AC: Who’s in your band presently?
CM: I’ve been playing with a trio since I got back to Austin. Taylor Turner plays upright bass and Diana Burgess of Mother Falcon plays cello and sings harmony with me. For the release party at Strange Brew, we’ll be joined by Paul Pinón on drums and Scott Fennell on tenor saxophone.
AC: How did you select Will Sexton to produce your debut?
CM: I had opened for Will a couple times last year and he was always really complimentary and kind to me. He’s also one of the best musicians I’ve ever been around, so that’s all the thought that went into that decision. Great guy, great musician.
AC: There’s a theme to it.
CM: Songs I had been writing separately turned into a theme. Almost all of them are sung from the mouths of villains who have convinced themselves that they’re the victims. All these characters are much nastier than whoever it is they’re mad at, or at least I think they are.
AC: What fascinates you about the personal conflicts in relationships?
CM: Everything. I love to see the different ways we treat each other based on our upbringing and culture. I love to see the way we communicate, or fail to communicate. I love those moments where no matter what, you can’t understand why someone can’t understand you.
AC: Why do you think people are often ugly to the people they love?
CM: Jealousy is a big part. We get jealous and say things we’re feeling – don’t word them delicately enough. Really though, it’s that if someone doesn’t care about you, you don’t have much ability to hurt them, so we only hurt the ones we love. We don’t hurt each other intentionally – except when we do – but people will only really be upset with you if you matter to them in some way, and vice versa.
AC: Do you believe that enemies can be respectable in the end?
CM: Sure.
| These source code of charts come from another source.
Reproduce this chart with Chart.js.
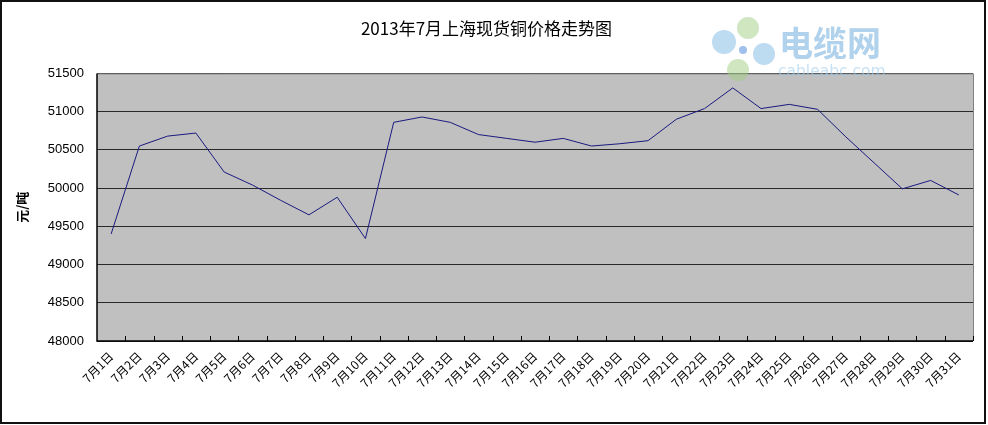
<!DOCTYPE html>
<html>
<head>
<meta charset="utf-8">
<script src="https://cdn.jsdelivr.net/npm/chart.js@4"></script>
<style>
html,body{margin:0;padding:0;background:#fff;}
#wrap{width:988px;height:425px;position:relative;}
</style>
</head>
<body>
<div id="wrap"><canvas id="c" width="988" height="425"></canvas></div>
<script>
const categories = ["7月1日","7月2日","7月3日","7月4日","7月5日","7月6日","7月7日","7月8日","7月9日","7月10日","7月11日","7月12日","7月13日","7月14日","7月15日","7月16日","7月17日","7月18日","7月19日","7月20日","7月21日","7月22日","7月23日","7月24日","7月25日","7月26日","7月27日","7月28日","7月29日","7月30日","7月31日"];
const prices = [49400,50550,50680,50720,50210,50040,49840,49650,49880,49340,50860,50930,50860,50700,50650,50600,50650,50550,50580,50620,50900,51040,51310,51040,51095,51030,50670,50330,49990,50100,49910];
const yTicks = [48000,48500,49000,49500,50000,50500,51000,51500];
const titleText = "2013年7月上海现货铜价格走势图";
const yTitle = "元/吨";
const watermarkCN = "电缆网";
const watermarkEN = "cableabc.com";

const CJK = '"Noto Sans CJK SC", "DejaVu Sans", sans-serif';

const decor = {
  id: 'decor',
  beforeDraw(chart) {
    const {ctx, chartArea: a} = chart;
    ctx.save();
    ctx.fillStyle = '#ffffff';
    ctx.fillRect(0, 0, chart.width, chart.height);
    ctx.fillStyle = '#c0c0c0';
    ctx.fillRect(a.left, a.top, a.right - a.left, a.bottom - a.top);
    ctx.restore();
  },
  afterDraw(chart) {
    const {ctx, chartArea: a} = chart;
    const xs = chart.scales.x;
    ctx.save();
    ctx.strokeStyle = '#808080';
    ctx.lineWidth = 1;
    ctx.beginPath();
    ctx.moveTo(a.left, a.top + 0.5); ctx.lineTo(a.right + 0.5, a.top + 0.5); ctx.lineTo(a.right + 0.5, a.bottom);
    ctx.stroke();
    ctx.strokeStyle = '#000';
    ctx.lineWidth = 1.5;
    ctx.beginPath();
    ctx.moveTo(a.left, a.top); ctx.lineTo(a.left, a.bottom); ctx.lineTo(a.right, a.bottom);
    ctx.stroke();
    ctx.lineWidth = 1;
    ctx.beginPath();
    const n = categories.length;
    const step = xs.getPixelForValue(1) - xs.getPixelForValue(0);
    for (let i = 1; i <= n; i++) {
      const x = Math.round(xs.getPixelForValue(i - 1) + step / 2) + 0.5;
      ctx.moveTo(x, a.bottom); ctx.lineTo(x, a.bottom - 5);
    }
    ctx.stroke();
    // watermark logo
    const petals = [
      [724, 42, 12, 'rgba(135,190,230,0.55)'],
      [748, 28, 11, 'rgba(160,205,130,0.5)'],
      [764, 54, 11, 'rgba(135,190,230,0.55)'],
      [738, 70, 11, 'rgba(160,205,130,0.5)']
    ];
    for (const p of petals) {
      ctx.fillStyle = p[3];
      ctx.beginPath(); ctx.arc(p[0], p[1], p[2], 0, Math.PI * 2); ctx.fill();
    }
    ctx.fillStyle = 'rgba(130,170,230,0.75)';
    ctx.beginPath(); ctx.arc(743, 50, 4, 0, Math.PI * 2); ctx.fill();
    ctx.fillStyle = 'rgba(150,195,230,0.75)';
    ctx.font = 'bold 34px ' + CJK;
    ctx.textBaseline = 'middle';
    ctx.textAlign = 'left';
    ctx.fillText(watermarkCN, 779, 43);
    ctx.fillStyle = 'rgba(160,205,235,0.6)';
    ctx.font = '15.5px "DejaVu Sans", sans-serif';
    ctx.fillText(watermarkEN, 778, 72);
    ctx.strokeStyle = '#111';
    ctx.lineWidth = 2;
    ctx.strokeRect(1, 1, 984, 422);
    ctx.restore();
  }
};

new Chart(document.getElementById('c'), {
  type: 'line',
  data: {
    labels: categories,
    datasets: [{
      data: prices,
      borderColor: '#1a1a80',
      borderWidth: 1,
      pointRadius: 0,
      tension: 0,
      fill: false
    }]
  },
  options: {
    responsive: false,
    animation: false,
    devicePixelRatio: 1,
    layout: { padding: { left: 0, right: 15, top: 0, bottom: 0 } },
    plugins: {
      legend: { display: false },
      tooltip: { enabled: false },
      title: {
        display: true,
        text: titleText,
        color: '#000',
        font: { family: CJK, size: 17, weight: 'normal' },
        padding: { top: 18, bottom: 35 }
      }
    },
    scales: {
      x: {
        offset: true,
        grid: { display: false, drawOnChartArea: false, drawTicks: false },
        border: { display: false },
        ticks: {
          autoSkip: false,
          minRotation: 45,
          maxRotation: 45,
          color: '#000',
          padding: 8,
          font: { family: CJK, size: 12 }
        },
        afterFit(s) { s.height = 84; }
      },
      y: {
        min: 48000,
        max: 51500,
        afterBuildTicks(s) { s.ticks = yTicks.map(v => ({ value: v })); },
        grid: { color: '#2a2a2a', lineWidth: 1, drawTicks: false },
        border: { display: false },
        ticks: {
          color: '#000',
          padding: 13,
          font: { family: '"Liberation Sans", Arial, sans-serif', size: 13 },
          callback: (v) => String(v)
        },
        title: {
          display: true,
          text: yTitle,
          color: '#000',
          font: { family: CJK, size: 13, weight: 'bold' },
          padding: { top: 14, bottom: 0 }
        },
        afterFit(s) { s.width = 97; }
      }
    }
  },
  plugins: [decor]
});
</script>
</body>
</html>
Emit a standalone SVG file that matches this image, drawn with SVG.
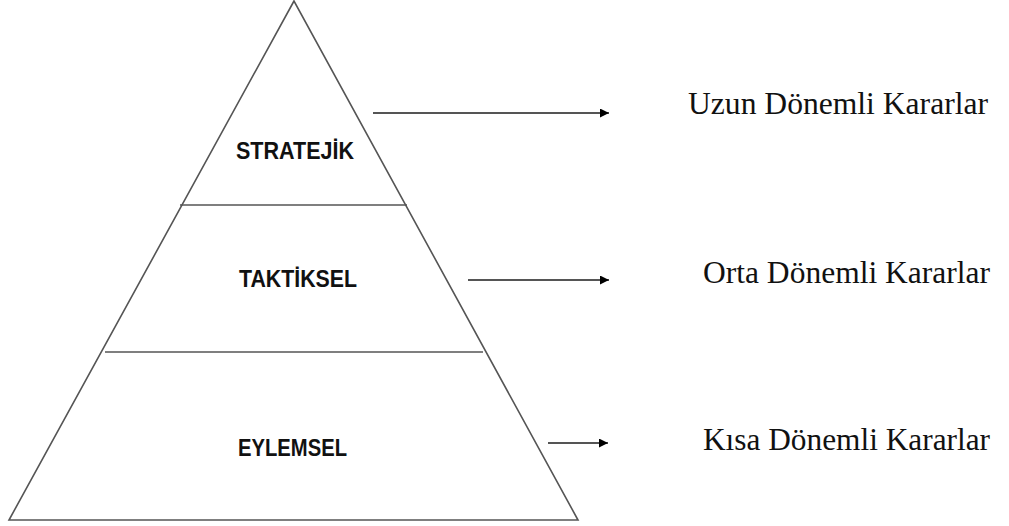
<svg xmlns="http://www.w3.org/2000/svg" width="1009" height="526" viewBox="0 0 1009 526">
  <style>
    .edge { fill: none; stroke: #555; stroke-width: 1.6; }
    .tier { font-family: "Liberation Sans", Arial, sans-serif; font-weight: bold; font-size: 23px; fill: #111; }
    .note { font-family: "Liberation Serif", "Times New Roman", serif; font-size: 31px; fill: #111; }
    .link { stroke: #555; stroke-width: 2; fill: none; }
  </style>
  <defs>
    <marker id="head" viewBox="0 0 10 10" refX="10" refY="5" markerWidth="10" markerHeight="9" markerUnits="userSpaceOnUse" orient="auto">
      <path d="M0,0 L10,5 L0,10 Z" fill="#000"/>
    </marker>
  </defs>
  <rect width="1009" height="526" fill="#fff"/>

  <!-- pyramid outline -->
  <g id="pyramid">
    <polygon class="edge" points="294,1 9,520 578,520"/>
  </g>

  <!-- top tier -->
  <g id="stratejik">
    <line class="edge" x1="180" y1="205" x2="407" y2="205"/>
    <text class="tier" x="236" y="159" textLength="118" lengthAdjust="spacingAndGlyphs">STRATEJİK</text>
  </g>

  <!-- middle tier -->
  <g id="taktiksel">
    <line class="edge" x1="105" y1="352" x2="483" y2="352"/>
    <text class="tier" x="239" y="287" textLength="118" lengthAdjust="spacingAndGlyphs">TAKTİKSEL</text>
  </g>

  <!-- bottom tier -->
  <g id="eylemsel">
    <text class="tier" x="238" y="456" textLength="109" lengthAdjust="spacingAndGlyphs">EYLEMSEL</text>
  </g>

  <!-- decision horizon labels -->
  <g id="uzun">
    <text class="note" x="688" y="114" textLength="300" lengthAdjust="spacingAndGlyphs">Uzun Dönemli Kararlar</text>
  </g>
  <g id="orta">
    <text class="note" x="703" y="283" textLength="287" lengthAdjust="spacingAndGlyphs">Orta Dönemli Kararlar</text>
  </g>
  <g id="kisa">
    <text class="note" x="703" y="450" textLength="287" lengthAdjust="spacingAndGlyphs">Kısa Dönemli Kararlar</text>
  </g>

  <!-- connectors -->
  <g id="connectors">
    <line class="link" x1="373" y1="113" x2="609" y2="113" marker-end="url(#head)"/>
    <line class="link" x1="468" y1="280" x2="609" y2="280" marker-end="url(#head)"/>
    <line class="link" x1="548" y1="443" x2="608" y2="443" marker-end="url(#head)"/>
  </g>
</svg>
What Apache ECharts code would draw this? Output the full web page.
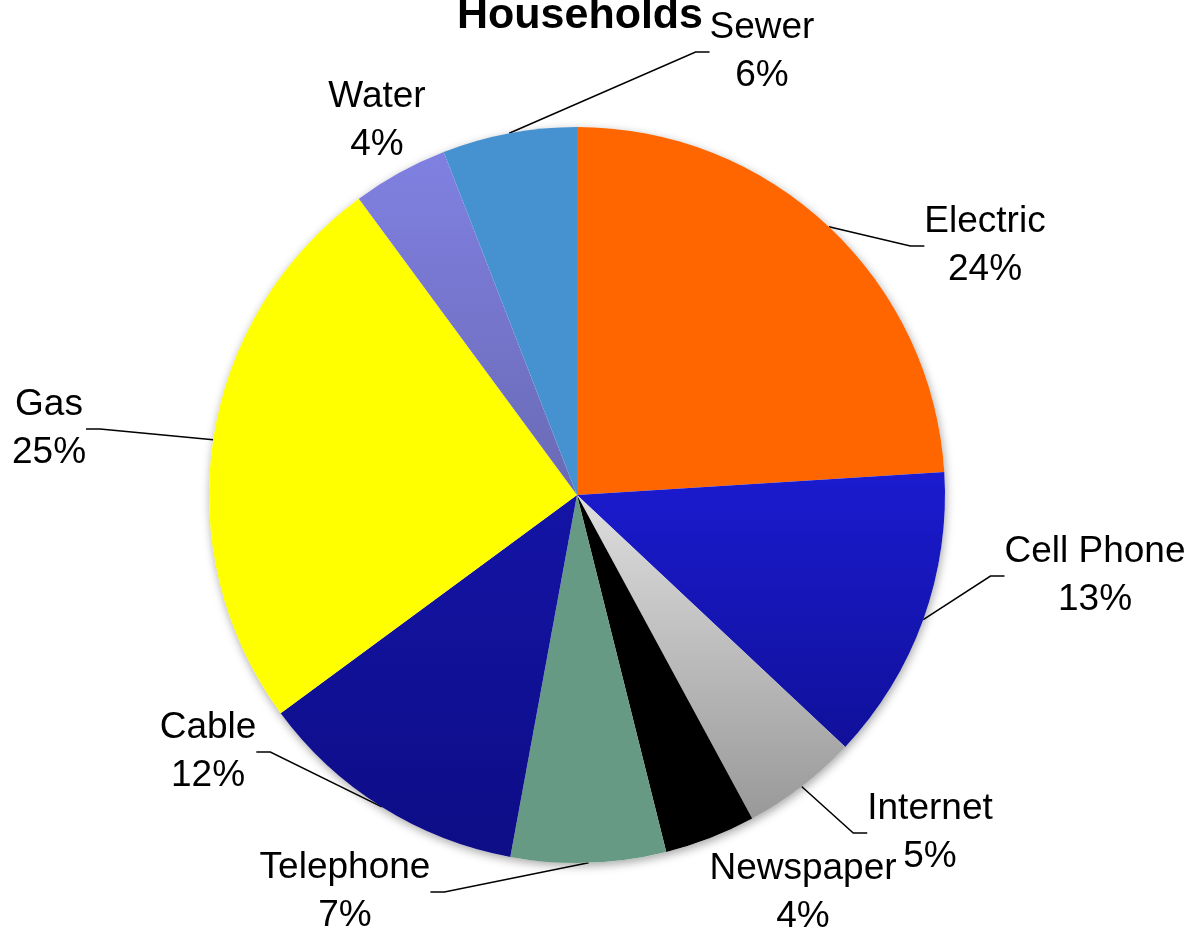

I think about Ludwig Windthorst and Otto von Bismarck a lot in that regard. Bismarck was trying to unify Germany and Windthorst was against him, or at least against his treatment of Catholics. Bismarck said, “Hatred is as much an incentive to life as love. Two things maintain an order my life, my wife and Windthorst; the one for love, the other for hate.” I think enemies are important. We’d be bored without them.
AC: How would you say your father influenced your music?
CM: Funny, no one ever asks about my mom in that regard. She’s not a musician, but she’s introduced me to more different kinds of music than my father has. My dad is amazing, but to him sometimes, there’s Johnny Cash and then there’s that other music. My father’s songs have taught me the importance of meter, making sure your syllables line up rather than using vocal gymnastics to make a verse come out evenly. If it sounds awkward when it’s spoken, then he doesn’t sing it.
AC: What about your grandfather’s influence?
CM: His diligence and work ethic have always been so inspiring to me. He’s the reason I write every day, because he does. When I stayed at his house growing up, I woke up to the sound of his typewriter.
AC: Do you feel extra pressure from your legacy?
CM: No, that legacy opens more doors than it closes. I’m proud to be part of it. There’s a difference between my work and my father and grandfather’s though, and I think that’s because I never grew up in small towns like they did. Most of my characters seem like they come from cities, while most of theirs come from small Texas towns.
AC: What did you get out of studying music at college?
CM: Definitely a greater appreciation for classical music and orchestration. I love me a Townes Van Zandt song, but I love [Stravinsky’s] The Rite of Spring every bit as much. I’m more excited about dissonance and unusual harmonies than I was before I went to school.
AC: Planning to stay in Austin?
CM: For now, yes. Breakfast tacos are very important to me.